What this task involves
No pictures go into the copy. Write out exactly the lines below from the one containing "What Apache ECharts" through the one containing "</script></body></html>".

Records provided
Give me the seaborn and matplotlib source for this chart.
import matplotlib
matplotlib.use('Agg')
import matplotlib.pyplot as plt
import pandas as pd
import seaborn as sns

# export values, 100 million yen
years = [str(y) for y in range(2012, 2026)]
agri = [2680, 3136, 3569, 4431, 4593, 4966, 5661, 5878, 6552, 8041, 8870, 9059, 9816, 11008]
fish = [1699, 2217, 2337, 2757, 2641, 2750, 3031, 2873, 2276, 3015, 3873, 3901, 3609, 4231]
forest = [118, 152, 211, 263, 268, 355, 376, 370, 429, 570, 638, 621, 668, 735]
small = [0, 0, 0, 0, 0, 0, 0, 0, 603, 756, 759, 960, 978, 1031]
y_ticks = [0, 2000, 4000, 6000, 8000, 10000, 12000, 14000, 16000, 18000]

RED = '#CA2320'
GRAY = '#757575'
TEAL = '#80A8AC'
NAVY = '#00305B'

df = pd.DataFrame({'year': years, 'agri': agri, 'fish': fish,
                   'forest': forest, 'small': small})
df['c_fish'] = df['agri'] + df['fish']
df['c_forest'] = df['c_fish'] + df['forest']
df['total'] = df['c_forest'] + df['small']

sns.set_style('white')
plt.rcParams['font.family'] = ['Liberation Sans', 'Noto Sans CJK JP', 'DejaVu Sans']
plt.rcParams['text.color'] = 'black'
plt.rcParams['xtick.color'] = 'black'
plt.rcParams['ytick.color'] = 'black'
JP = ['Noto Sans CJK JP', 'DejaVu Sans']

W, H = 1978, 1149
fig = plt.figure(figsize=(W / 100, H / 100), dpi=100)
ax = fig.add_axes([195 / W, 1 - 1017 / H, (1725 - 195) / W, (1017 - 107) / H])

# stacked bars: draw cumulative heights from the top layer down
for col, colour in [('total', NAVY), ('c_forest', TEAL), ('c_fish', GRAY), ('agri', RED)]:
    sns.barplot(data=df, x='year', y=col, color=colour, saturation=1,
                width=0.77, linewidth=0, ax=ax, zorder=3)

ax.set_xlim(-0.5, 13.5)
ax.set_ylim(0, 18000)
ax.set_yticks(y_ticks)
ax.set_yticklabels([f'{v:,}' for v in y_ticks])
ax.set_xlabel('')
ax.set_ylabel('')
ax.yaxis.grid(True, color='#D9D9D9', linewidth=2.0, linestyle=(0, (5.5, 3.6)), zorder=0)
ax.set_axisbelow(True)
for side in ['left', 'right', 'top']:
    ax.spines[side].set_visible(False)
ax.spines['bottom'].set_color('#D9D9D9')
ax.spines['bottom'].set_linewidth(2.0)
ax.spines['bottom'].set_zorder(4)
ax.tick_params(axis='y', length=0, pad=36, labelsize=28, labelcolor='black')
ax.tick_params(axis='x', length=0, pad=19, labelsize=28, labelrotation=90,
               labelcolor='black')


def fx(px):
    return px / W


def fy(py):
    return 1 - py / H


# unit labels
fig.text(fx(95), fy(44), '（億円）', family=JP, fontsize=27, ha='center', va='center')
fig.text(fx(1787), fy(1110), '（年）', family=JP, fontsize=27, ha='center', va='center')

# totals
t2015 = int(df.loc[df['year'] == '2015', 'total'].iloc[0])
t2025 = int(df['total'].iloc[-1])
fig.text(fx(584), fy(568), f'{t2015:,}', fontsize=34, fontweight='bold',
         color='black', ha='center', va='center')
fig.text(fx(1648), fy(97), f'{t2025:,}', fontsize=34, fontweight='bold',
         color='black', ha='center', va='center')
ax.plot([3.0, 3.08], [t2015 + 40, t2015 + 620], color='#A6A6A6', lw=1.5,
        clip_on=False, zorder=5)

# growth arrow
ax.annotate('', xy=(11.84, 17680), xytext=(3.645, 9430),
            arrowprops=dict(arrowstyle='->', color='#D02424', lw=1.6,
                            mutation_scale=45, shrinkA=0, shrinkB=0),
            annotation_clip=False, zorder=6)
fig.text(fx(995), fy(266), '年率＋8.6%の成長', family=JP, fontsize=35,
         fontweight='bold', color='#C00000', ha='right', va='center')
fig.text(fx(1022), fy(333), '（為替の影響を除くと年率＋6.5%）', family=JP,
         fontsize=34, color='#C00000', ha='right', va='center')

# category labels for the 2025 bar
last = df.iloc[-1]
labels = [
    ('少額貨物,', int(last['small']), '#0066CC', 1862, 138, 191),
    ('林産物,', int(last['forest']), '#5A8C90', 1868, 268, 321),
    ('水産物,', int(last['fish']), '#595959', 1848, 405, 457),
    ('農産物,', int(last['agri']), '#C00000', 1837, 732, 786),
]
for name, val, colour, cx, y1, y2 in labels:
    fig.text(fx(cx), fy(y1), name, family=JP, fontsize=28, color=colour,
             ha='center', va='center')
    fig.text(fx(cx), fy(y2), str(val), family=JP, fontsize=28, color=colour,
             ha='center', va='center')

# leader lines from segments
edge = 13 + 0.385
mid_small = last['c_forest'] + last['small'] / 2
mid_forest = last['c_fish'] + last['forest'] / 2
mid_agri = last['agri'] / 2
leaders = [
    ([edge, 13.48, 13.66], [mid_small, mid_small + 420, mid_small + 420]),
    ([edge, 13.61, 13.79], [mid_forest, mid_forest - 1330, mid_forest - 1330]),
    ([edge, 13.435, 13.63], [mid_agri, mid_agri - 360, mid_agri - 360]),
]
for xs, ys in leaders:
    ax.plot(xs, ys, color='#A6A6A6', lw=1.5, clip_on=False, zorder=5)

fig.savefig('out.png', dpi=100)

...

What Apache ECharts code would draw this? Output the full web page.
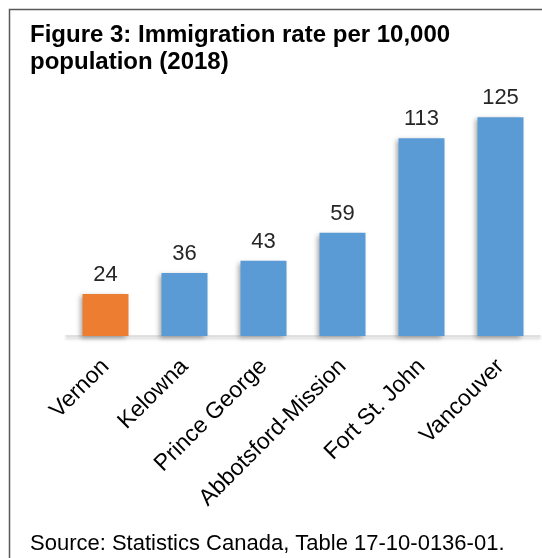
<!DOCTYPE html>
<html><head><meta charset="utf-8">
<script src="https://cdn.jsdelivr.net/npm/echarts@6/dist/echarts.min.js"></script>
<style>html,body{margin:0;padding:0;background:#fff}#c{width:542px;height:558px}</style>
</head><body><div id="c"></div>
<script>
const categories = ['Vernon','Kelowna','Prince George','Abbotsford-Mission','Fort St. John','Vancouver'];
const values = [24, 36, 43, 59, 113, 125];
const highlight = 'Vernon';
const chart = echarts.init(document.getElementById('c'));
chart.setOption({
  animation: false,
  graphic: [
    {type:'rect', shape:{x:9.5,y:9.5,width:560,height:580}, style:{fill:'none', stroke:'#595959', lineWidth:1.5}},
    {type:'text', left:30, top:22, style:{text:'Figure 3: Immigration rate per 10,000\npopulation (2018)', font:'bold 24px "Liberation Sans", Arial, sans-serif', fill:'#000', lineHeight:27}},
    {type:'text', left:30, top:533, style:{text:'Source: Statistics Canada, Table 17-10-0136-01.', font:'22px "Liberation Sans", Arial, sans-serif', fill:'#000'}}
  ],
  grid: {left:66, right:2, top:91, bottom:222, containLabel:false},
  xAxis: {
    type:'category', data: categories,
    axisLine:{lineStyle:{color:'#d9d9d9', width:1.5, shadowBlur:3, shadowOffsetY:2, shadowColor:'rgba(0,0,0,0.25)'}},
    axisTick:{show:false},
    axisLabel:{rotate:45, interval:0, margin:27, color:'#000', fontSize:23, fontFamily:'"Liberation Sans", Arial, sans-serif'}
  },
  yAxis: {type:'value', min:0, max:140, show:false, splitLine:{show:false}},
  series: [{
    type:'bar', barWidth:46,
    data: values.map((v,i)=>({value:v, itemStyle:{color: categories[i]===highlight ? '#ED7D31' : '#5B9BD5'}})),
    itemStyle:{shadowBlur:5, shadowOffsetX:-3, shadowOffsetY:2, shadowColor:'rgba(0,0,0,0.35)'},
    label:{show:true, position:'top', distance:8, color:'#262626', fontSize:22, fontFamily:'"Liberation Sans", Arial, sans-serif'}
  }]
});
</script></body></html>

Task output
What Apache ECharts code would draw this? Output the full web page.
<!DOCTYPE html>
<html><head><meta charset="utf-8">
<script src="https://cdn.jsdelivr.net/npm/echarts@6/dist/echarts.min.js"></script>
<style>html,body{margin:0;padding:0;background:#fff}#c{width:542px;height:558px}</style>
</head><body><div id="c"></div>
<script>
const categories = ['Vernon','Kelowna','Prince George','Abbotsford-Mission','Fort St. John','Vancouver'];
const values = [24, 36, 43, 59, 113, 125];
const highlight = 'Vernon';
const chart = echarts.init(document.getElementById('c'));
chart.setOption({
  animation: false,
  graphic: [
    {type:'rect', shape:{x:9.5,y:9.5,width:560,height:580}, style:{fill:'none', stroke:'#595959', lineWidth:1.5}},
    {type:'text', left:30, top:22, style:{text:'Figure 3: Immigration rate per 10,000\npopulation (2018)', font:'bold 24px "Liberation Sans", Arial, sans-serif', fill:'#000', lineHeight:27}},
    {type:'text', left:30, top:533, style:{text:'Source: Statistics Canada, Table 17-10-0136-01.', font:'22px "Liberation Sans", Arial, sans-serif', fill:'#000'}}
  ],
  grid: {left:66, right:2, top:91, bottom:222, containLabel:false},
  xAxis: {
    type:'category', data: categories,
    axisLine:{lineStyle:{color:'#d9d9d9', width:1.5, shadowBlur:3, shadowOffsetY:2, shadowColor:'rgba(0,0,0,0.25)'}},
    axisTick:{show:false},
    axisLabel:{rotate:45, interval:0, margin:27, color:'#000', fontSize:23, fontFamily:'"Liberation Sans", Arial, sans-serif'}
  },
  yAxis: {type:'value', min:0, max:140, show:false, splitLine:{show:false}},
  series: [{
    type:'bar', barWidth:46,
    data: values.map((v,i)=>({value:v, itemStyle:{color: categories[i]===highlight ? '#ED7D31' : '#5B9BD5'}})),
    itemStyle:{shadowBlur:5, shadowOffsetX:-3, shadowOffsetY:2, shadowColor:'rgba(0,0,0,0.35)'},
    label:{show:true, position:'top', distance:8, color:'#262626', fontSize:22, fontFamily:'"Liberation Sans", Arial, sans-serif'}
  }]
});
</script></body></html>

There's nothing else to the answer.